Lobbying by deception and misinformation


Many people are familiar with the phrase “grassroots lobbying.” It implies that the public feels strongly about a bill and people contact their elected officials demanding action.

Unfortunately, most of what appears to be grassroots/citizen lobbying is orchestrated by well-funded interest groups, using by highly-paid consultants and PR firms.

To stimulate this citizen passion, especially when the public might not agree with their real goal, lobbyists work to inflame public sentiment even if it means distorting the truth. This is certainly not true of all lobbyists and interests, but it is far too common among some.

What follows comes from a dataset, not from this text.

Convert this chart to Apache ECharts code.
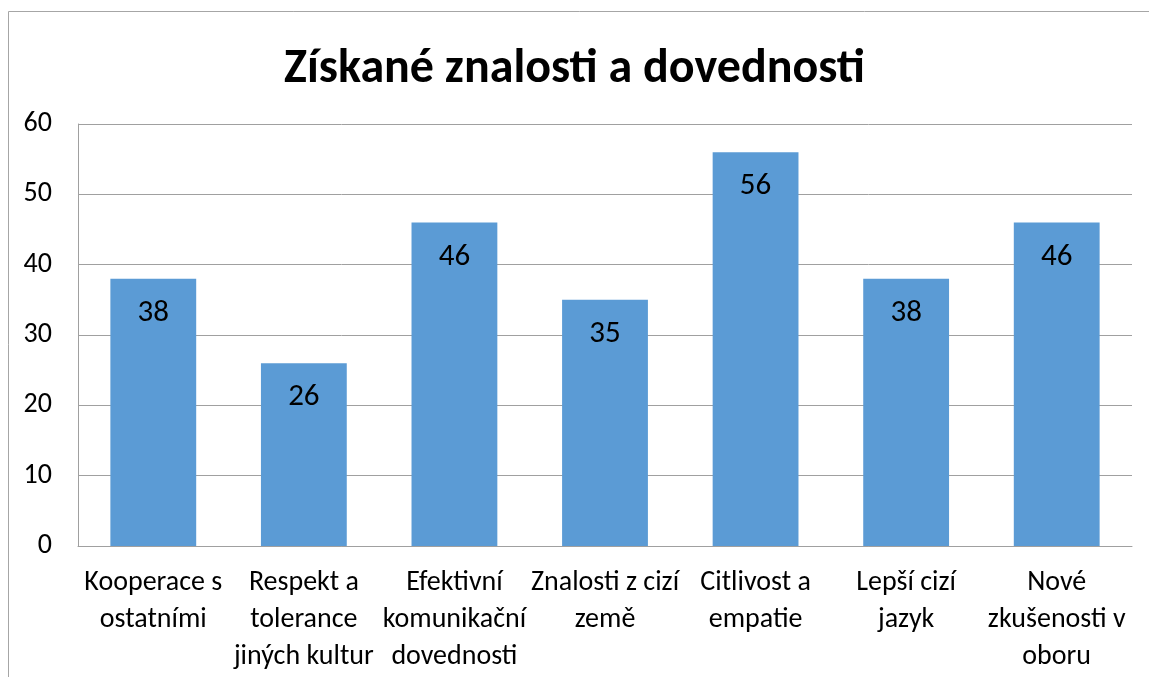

This year Minnesota legislators have received countless emails urging us to oppose Senate File 833, which “threatens the affordability and accessibility of (cell phone) services for all of Minnesota’s families and businesses.”

To stimulate public opposition to this, the cell phone industry’s ad campaign showed a picture of a frustrated woman looking over a document labeled “State Wireless Taxes and Fees” with a caption: “So why are state legislators threatening to increase the cost of our wireless?”

Shortly before SF 833 was heard in the Senate Commerce Committee I read the bill, expecting to see some questionable regulations or taxes. What I found was quite different.

SF 833 is actually a consumer protection proposal supported by the Attorney General to address deceptive practices of some cell phone companies. It does not contain any new taxes or fees. It contains nothing more than basic provisions such as a requirement that you receive a copy of your contract when you purchase wireless service, a requirement that the company clearly disclose provisions allowing them to charge you termination fees or change terms of your contract, and that the company require that you authorize any charges on your phone bill from other companies, such as for a new ringtone.

Certainly one could quibble over details in the bill, and I supported some changes to make it work better. Even the author of the bill was willing to work with the wireless companies to address concerns.

But there was nothing in the bill that even remotely reflected what one would expect based on the lobbying. It is no more expensive to make the terms of a contract transparent than to hide billing and pricing practices from the consumer. Honest disclosure does not cost more.

Most consumers who contacted legislators would support preventing cell phone companies from deceptive practices. Yet the wireless companies lied to the public, convincing many to oppose a bill they would support if they saw the legislation.

Deceptive lobbying aimed at alarming the public is not a rare occurrence, it happens to many environmental and consumer protection bills.

Another example is my legislation to require new cars to meet tougher emissions standards and reduce the amount of greenhouse gases. This proposal has led to a continuous flow of misinformation prompted by auto manufacturers.

Their misleading information convinced one angry constituent that my proposal would “kill” street rods (modified classic cars). He also was under the impression that it would ban many chemicals and paints, as well as wood-burning stoves and fireplaces. The bill has zero impact on any of his concerns.

The auto industry cannot defeat the bill on its merits so they use fear tactics and misinformation. They have created a website aimed at scaring farmers and soccer moms alike, claiming that the bill would “severely limit the sale of trucks and minivans” so that we could “force the sale of more compact and subcompact cars.” This is simply not true.

The polls show that an overwhelming majority of Minnesotans support tougher air quality standards for vehicles. This support would be even stronger if consumers knew that the cleaner cars produce significant savings at the gas pump.

In both of these cases, powerful lobbying groups have generated “public” opposition through deception and misinformation, and may well defeat legislation that would have strong public support if the facts were known. This is not a shining example of democracy in action.